= Provided information =
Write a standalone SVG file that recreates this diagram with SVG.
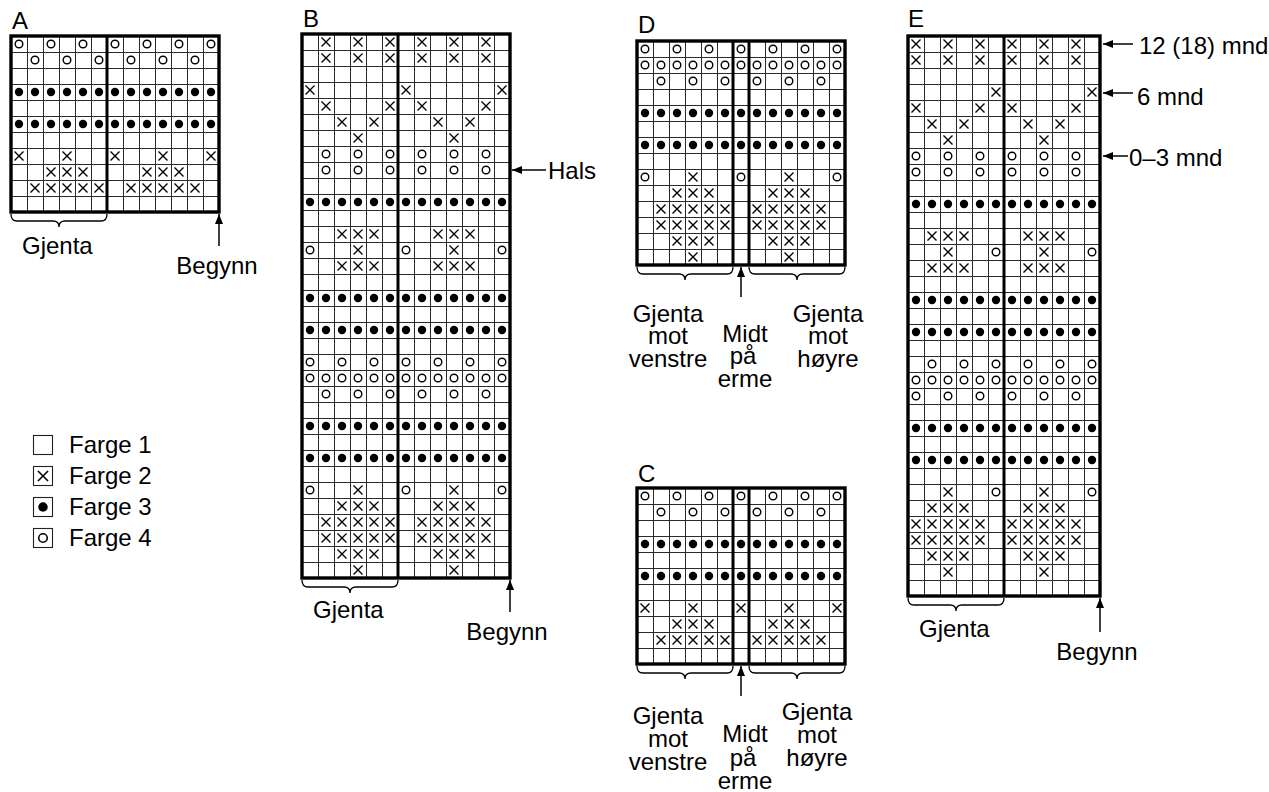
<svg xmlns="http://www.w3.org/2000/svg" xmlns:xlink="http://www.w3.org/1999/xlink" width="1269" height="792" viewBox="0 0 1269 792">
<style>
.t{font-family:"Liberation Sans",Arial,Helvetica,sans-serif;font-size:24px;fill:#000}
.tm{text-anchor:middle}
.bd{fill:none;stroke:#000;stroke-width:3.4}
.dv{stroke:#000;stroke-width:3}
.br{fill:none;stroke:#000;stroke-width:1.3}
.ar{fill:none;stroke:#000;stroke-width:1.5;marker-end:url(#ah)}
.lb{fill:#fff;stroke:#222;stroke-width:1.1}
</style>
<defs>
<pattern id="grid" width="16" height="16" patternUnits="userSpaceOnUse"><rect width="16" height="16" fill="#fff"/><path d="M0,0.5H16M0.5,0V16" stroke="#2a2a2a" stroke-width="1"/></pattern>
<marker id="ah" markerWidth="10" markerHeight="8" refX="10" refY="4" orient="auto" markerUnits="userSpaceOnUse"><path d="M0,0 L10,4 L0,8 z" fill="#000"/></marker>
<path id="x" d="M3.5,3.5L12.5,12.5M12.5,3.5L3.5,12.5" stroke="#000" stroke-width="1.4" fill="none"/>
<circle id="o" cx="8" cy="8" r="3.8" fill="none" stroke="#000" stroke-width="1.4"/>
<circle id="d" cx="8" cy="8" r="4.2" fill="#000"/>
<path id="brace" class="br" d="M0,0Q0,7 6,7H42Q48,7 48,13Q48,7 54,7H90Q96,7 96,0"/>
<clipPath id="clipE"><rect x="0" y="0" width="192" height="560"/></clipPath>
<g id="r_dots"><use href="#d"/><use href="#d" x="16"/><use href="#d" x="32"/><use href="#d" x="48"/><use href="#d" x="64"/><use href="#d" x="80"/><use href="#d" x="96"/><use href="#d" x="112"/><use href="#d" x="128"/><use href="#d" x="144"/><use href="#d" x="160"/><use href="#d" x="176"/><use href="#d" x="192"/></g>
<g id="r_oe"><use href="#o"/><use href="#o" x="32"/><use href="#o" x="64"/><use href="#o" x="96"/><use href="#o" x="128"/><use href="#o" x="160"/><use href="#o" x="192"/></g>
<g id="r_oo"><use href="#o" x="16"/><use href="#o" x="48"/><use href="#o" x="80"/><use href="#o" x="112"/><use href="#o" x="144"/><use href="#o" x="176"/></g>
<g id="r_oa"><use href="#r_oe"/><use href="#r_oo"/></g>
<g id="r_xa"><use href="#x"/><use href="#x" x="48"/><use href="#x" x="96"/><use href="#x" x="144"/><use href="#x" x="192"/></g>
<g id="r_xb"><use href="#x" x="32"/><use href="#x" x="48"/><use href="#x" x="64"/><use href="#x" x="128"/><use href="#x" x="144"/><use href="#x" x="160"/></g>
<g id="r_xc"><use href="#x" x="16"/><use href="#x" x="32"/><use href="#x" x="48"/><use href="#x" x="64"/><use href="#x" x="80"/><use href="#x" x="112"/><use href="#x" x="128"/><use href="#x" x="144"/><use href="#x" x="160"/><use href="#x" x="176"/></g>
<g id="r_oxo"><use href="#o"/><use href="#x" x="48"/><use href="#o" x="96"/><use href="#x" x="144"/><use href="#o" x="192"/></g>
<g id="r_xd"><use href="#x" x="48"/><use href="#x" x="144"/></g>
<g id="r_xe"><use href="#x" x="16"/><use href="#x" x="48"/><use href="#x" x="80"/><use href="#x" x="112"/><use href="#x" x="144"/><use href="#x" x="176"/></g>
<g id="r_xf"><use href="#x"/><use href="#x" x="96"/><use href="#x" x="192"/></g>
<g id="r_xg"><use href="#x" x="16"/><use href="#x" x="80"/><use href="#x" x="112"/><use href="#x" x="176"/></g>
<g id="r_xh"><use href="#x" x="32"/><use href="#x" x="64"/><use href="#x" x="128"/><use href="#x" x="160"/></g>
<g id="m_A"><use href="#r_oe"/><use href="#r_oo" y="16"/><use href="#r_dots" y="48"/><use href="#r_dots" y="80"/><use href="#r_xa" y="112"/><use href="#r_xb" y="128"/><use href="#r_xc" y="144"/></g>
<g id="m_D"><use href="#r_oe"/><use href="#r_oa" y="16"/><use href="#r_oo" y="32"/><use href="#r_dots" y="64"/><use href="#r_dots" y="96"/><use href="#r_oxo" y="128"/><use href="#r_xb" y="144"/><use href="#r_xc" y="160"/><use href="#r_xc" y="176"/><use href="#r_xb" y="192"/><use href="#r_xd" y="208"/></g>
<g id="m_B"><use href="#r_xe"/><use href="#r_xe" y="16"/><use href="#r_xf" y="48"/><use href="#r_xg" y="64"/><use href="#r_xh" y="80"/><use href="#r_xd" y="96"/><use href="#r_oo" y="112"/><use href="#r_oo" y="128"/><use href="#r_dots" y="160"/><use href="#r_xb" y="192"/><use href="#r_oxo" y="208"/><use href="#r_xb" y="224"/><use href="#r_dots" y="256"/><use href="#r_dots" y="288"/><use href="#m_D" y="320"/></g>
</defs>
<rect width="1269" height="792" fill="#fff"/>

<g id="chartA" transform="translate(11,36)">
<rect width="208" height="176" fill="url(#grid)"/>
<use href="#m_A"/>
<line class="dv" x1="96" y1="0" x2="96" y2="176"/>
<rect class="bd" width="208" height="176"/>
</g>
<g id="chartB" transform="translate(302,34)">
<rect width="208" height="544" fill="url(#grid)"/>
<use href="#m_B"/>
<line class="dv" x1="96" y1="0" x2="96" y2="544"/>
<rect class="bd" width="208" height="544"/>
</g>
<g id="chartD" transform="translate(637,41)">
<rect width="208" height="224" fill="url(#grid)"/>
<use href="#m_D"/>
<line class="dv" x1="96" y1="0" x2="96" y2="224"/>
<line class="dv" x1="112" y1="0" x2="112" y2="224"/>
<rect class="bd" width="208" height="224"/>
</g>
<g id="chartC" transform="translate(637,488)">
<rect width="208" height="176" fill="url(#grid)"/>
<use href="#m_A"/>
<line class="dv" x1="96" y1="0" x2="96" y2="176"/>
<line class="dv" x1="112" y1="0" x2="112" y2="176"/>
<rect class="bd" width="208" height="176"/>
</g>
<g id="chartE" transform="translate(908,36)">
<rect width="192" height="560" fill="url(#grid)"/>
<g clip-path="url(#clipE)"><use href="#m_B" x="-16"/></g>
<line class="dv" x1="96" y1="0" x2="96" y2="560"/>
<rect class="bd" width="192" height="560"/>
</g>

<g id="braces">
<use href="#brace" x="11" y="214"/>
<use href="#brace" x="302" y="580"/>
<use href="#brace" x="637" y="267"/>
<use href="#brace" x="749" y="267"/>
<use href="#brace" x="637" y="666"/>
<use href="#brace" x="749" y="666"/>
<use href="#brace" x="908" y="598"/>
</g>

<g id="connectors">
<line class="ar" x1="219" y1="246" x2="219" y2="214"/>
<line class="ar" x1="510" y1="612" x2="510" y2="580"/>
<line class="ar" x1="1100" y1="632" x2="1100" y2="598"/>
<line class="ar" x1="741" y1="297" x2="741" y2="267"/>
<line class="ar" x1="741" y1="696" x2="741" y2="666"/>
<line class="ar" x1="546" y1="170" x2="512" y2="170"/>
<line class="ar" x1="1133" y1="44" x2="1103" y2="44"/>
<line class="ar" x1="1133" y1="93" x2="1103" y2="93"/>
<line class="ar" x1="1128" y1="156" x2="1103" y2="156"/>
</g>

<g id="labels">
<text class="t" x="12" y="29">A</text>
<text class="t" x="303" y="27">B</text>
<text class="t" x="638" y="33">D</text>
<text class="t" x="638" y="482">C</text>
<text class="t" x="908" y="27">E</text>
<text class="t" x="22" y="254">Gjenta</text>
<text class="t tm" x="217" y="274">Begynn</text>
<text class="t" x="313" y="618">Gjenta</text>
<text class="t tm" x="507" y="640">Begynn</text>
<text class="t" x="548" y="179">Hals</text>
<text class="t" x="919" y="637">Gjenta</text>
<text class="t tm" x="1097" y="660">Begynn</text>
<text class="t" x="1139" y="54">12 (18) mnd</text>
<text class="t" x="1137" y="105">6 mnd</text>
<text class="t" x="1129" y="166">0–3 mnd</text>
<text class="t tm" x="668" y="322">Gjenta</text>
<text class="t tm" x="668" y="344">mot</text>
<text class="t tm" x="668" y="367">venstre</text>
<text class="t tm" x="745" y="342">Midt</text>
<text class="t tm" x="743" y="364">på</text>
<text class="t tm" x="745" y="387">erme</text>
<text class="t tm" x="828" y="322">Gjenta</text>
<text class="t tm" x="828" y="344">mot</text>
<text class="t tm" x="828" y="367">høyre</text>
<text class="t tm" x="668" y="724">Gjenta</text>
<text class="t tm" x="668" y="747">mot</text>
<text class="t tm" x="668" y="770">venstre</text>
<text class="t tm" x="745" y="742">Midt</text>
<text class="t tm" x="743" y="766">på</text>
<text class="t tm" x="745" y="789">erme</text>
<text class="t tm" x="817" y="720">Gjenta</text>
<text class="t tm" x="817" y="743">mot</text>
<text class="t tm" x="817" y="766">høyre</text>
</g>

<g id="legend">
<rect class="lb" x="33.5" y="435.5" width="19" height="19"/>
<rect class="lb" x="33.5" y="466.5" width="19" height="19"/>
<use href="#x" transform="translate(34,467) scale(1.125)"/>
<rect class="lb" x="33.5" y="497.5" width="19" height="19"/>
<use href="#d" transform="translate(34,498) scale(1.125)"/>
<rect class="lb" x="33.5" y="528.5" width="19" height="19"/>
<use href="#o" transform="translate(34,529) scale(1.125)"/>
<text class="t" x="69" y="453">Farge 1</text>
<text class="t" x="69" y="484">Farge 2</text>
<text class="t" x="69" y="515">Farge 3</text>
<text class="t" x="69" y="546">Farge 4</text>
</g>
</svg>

==

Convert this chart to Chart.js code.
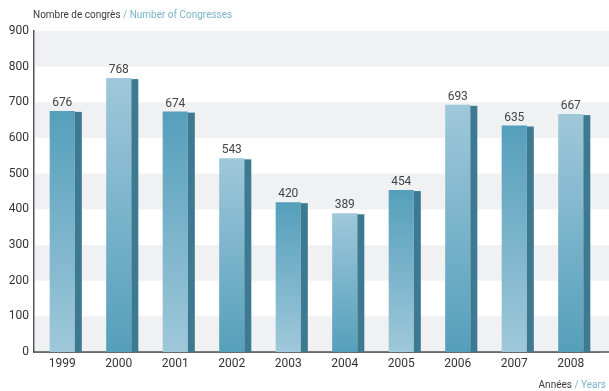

...

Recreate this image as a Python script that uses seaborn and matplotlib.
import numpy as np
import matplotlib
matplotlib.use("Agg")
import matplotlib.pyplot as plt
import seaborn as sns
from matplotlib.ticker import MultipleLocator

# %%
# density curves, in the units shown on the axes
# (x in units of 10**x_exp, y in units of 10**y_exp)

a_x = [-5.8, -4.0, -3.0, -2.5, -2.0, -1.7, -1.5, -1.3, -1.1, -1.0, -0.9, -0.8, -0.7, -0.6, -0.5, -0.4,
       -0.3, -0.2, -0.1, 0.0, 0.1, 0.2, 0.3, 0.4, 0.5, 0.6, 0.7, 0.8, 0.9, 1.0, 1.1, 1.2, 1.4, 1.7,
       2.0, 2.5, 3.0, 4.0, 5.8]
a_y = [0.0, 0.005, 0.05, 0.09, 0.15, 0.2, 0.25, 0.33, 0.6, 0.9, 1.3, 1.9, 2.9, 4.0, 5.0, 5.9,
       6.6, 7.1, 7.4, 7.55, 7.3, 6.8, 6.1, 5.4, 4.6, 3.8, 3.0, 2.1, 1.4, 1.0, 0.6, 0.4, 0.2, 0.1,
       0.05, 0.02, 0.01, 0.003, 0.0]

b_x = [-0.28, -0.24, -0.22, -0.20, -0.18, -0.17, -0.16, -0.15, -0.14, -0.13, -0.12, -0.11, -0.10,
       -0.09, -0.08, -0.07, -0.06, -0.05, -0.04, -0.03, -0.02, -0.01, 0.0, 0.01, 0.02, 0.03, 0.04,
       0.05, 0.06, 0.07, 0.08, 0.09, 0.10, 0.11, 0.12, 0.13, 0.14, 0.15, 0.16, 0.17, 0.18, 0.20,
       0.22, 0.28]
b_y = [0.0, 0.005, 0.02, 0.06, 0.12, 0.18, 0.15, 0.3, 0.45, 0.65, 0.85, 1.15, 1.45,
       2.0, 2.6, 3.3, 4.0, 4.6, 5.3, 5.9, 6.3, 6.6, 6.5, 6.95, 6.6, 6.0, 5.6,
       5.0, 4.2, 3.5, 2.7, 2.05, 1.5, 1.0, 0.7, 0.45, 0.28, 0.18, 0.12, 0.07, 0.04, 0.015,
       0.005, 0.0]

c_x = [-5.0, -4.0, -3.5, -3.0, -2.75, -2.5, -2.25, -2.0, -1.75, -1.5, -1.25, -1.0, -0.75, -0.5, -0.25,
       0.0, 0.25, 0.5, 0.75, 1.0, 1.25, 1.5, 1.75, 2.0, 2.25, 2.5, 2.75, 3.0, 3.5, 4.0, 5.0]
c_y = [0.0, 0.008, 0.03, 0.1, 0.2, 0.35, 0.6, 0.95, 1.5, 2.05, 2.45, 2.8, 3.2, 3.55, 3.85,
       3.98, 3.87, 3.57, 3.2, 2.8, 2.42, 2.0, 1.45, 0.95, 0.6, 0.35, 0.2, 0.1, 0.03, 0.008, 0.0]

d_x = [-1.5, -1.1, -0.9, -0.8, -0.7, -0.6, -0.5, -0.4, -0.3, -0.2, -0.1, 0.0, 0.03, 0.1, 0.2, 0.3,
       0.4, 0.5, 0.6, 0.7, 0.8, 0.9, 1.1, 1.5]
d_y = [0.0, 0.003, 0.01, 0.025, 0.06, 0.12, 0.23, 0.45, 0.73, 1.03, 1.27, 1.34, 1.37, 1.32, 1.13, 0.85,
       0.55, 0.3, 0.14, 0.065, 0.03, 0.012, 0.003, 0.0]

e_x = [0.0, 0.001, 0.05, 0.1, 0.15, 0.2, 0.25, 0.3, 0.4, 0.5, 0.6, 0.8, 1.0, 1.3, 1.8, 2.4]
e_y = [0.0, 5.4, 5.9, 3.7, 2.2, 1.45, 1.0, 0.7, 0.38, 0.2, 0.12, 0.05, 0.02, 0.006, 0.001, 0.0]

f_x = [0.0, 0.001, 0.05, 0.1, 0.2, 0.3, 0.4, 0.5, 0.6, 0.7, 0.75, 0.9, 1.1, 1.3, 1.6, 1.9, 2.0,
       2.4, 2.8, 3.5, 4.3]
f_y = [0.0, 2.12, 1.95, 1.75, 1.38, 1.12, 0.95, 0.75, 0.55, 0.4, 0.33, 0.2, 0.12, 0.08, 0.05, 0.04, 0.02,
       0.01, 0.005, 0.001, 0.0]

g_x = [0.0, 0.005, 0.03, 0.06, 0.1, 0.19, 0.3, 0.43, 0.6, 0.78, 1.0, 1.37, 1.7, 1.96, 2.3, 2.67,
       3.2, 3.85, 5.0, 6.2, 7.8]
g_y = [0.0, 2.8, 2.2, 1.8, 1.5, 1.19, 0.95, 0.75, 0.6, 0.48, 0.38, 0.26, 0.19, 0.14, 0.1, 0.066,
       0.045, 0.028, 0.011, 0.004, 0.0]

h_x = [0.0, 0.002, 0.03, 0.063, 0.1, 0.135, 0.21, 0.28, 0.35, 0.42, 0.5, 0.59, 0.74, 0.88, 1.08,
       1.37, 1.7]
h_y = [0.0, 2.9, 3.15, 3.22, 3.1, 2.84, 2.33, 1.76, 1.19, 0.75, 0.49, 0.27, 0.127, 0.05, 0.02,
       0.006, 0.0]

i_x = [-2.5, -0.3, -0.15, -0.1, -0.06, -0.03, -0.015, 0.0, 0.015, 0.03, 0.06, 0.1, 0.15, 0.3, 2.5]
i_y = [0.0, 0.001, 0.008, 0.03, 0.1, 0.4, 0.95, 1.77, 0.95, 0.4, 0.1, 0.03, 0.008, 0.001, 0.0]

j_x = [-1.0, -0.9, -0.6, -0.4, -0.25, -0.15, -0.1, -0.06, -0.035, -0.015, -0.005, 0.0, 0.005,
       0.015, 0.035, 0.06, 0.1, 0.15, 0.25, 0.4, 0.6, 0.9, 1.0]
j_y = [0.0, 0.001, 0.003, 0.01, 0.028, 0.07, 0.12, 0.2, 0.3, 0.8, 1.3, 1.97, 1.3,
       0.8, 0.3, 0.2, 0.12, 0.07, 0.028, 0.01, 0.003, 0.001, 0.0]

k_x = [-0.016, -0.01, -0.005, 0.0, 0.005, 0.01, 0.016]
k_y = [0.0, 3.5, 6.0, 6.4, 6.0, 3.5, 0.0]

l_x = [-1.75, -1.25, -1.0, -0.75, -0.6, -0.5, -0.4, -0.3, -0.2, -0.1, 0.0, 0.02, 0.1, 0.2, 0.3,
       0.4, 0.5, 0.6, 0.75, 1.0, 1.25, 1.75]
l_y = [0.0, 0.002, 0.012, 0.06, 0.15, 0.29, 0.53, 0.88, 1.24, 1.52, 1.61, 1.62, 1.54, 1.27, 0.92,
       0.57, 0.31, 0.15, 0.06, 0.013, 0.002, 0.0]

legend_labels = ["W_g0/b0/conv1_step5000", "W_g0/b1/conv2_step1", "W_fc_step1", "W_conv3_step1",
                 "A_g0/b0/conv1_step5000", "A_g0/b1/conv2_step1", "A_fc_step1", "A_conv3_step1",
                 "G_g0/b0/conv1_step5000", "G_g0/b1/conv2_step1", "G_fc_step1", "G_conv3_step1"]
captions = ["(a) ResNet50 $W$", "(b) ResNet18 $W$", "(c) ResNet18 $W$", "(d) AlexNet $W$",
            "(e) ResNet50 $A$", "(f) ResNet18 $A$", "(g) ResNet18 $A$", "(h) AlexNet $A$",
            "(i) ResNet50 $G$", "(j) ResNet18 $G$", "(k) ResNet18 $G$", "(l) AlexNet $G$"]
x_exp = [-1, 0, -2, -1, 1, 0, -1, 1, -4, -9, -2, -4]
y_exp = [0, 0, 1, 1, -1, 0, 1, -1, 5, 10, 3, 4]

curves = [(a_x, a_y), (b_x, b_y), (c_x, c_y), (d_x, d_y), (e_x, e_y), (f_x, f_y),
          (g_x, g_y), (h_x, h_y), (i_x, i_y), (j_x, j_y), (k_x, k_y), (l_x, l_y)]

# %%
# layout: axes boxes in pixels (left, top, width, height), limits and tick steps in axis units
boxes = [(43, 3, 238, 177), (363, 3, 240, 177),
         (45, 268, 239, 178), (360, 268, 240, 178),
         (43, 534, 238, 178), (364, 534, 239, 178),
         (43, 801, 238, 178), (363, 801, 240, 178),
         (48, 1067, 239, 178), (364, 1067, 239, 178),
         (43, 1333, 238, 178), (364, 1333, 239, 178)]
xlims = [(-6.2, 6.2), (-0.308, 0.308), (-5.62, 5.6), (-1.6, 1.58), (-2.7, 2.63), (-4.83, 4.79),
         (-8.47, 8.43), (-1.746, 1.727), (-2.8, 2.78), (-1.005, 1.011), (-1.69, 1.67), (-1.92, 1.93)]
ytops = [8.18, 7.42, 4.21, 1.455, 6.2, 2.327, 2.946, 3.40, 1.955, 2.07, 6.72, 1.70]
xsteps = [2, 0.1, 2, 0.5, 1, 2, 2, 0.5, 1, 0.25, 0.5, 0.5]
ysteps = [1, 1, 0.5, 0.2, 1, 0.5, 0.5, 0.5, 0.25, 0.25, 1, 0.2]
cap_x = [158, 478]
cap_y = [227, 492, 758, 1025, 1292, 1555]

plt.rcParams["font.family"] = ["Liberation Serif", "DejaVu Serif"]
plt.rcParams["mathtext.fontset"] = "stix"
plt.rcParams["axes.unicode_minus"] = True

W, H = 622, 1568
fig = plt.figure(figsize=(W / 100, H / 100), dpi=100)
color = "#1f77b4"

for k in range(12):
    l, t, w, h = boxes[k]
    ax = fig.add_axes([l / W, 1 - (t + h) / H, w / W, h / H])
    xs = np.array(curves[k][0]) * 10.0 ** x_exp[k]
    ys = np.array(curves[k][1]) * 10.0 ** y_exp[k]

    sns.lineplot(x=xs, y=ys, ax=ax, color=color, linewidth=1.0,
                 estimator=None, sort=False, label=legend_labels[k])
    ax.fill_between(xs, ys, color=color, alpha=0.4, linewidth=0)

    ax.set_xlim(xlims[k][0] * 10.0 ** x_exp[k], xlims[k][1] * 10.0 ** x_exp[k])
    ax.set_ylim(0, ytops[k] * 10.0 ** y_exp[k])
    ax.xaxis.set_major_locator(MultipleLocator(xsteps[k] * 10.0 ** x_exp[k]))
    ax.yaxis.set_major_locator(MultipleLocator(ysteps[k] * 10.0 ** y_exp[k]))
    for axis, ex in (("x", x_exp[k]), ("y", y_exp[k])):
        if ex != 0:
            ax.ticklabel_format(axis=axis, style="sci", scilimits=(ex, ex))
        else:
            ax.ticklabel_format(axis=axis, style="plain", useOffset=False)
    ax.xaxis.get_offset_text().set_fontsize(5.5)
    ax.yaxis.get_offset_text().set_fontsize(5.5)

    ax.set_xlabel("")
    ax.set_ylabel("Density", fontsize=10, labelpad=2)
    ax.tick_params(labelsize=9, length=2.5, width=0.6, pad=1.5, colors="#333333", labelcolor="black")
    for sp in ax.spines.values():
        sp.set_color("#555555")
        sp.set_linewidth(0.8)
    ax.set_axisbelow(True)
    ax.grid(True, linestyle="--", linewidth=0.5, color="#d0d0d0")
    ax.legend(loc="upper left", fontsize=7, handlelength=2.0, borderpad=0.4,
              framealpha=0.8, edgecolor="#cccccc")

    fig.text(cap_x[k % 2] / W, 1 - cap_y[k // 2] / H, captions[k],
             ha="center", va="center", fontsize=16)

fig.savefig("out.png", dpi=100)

= Your instructions =
The line with "Recreate this image" marks the start and the line with "0.005, 0.0]" marks the end; transcribe every line in that stretch, unchanged.

= Response for this exercise =
Recreate this image as a Python script that uses seaborn and matplotlib.
import numpy as np
import matplotlib
matplotlib.use("Agg")
import matplotlib.pyplot as plt
import seaborn as sns
from matplotlib.ticker import MultipleLocator

# %%
# density curves, in the units shown on the axes
# (x in units of 10**x_exp, y in units of 10**y_exp)

a_x = [-5.8, -4.0, -3.0, -2.5, -2.0, -1.7, -1.5, -1.3, -1.1, -1.0, -0.9, -0.8, -0.7, -0.6, -0.5, -0.4,
       -0.3, -0.2, -0.1, 0.0, 0.1, 0.2, 0.3, 0.4, 0.5, 0.6, 0.7, 0.8, 0.9, 1.0, 1.1, 1.2, 1.4, 1.7,
       2.0, 2.5, 3.0, 4.0, 5.8]
a_y = [0.0, 0.005, 0.05, 0.09, 0.15, 0.2, 0.25, 0.33, 0.6, 0.9, 1.3, 1.9, 2.9, 4.0, 5.0, 5.9,
       6.6, 7.1, 7.4, 7.55, 7.3, 6.8, 6.1, 5.4, 4.6, 3.8, 3.0, 2.1, 1.4, 1.0, 0.6, 0.4, 0.2, 0.1,
       0.05, 0.02, 0.01, 0.003, 0.0]

b_x = [-0.28, -0.24, -0.22, -0.20, -0.18, -0.17, -0.16, -0.15, -0.14, -0.13, -0.12, -0.11, -0.10,
       -0.09, -0.08, -0.07, -0.06, -0.05, -0.04, -0.03, -0.02, -0.01, 0.0, 0.01, 0.02, 0.03, 0.04,
       0.05, 0.06, 0.07, 0.08, 0.09, 0.10, 0.11, 0.12, 0.13, 0.14, 0.15, 0.16, 0.17, 0.18, 0.20,
       0.22, 0.28]
b_y = [0.0, 0.005, 0.02, 0.06, 0.12, 0.18, 0.15, 0.3, 0.45, 0.65, 0.85, 1.15, 1.45,
       2.0, 2.6, 3.3, 4.0, 4.6, 5.3, 5.9, 6.3, 6.6, 6.5, 6.95, 6.6, 6.0, 5.6,
       5.0, 4.2, 3.5, 2.7, 2.05, 1.5, 1.0, 0.7, 0.45, 0.28, 0.18, 0.12, 0.07, 0.04, 0.015,
       0.005, 0.0]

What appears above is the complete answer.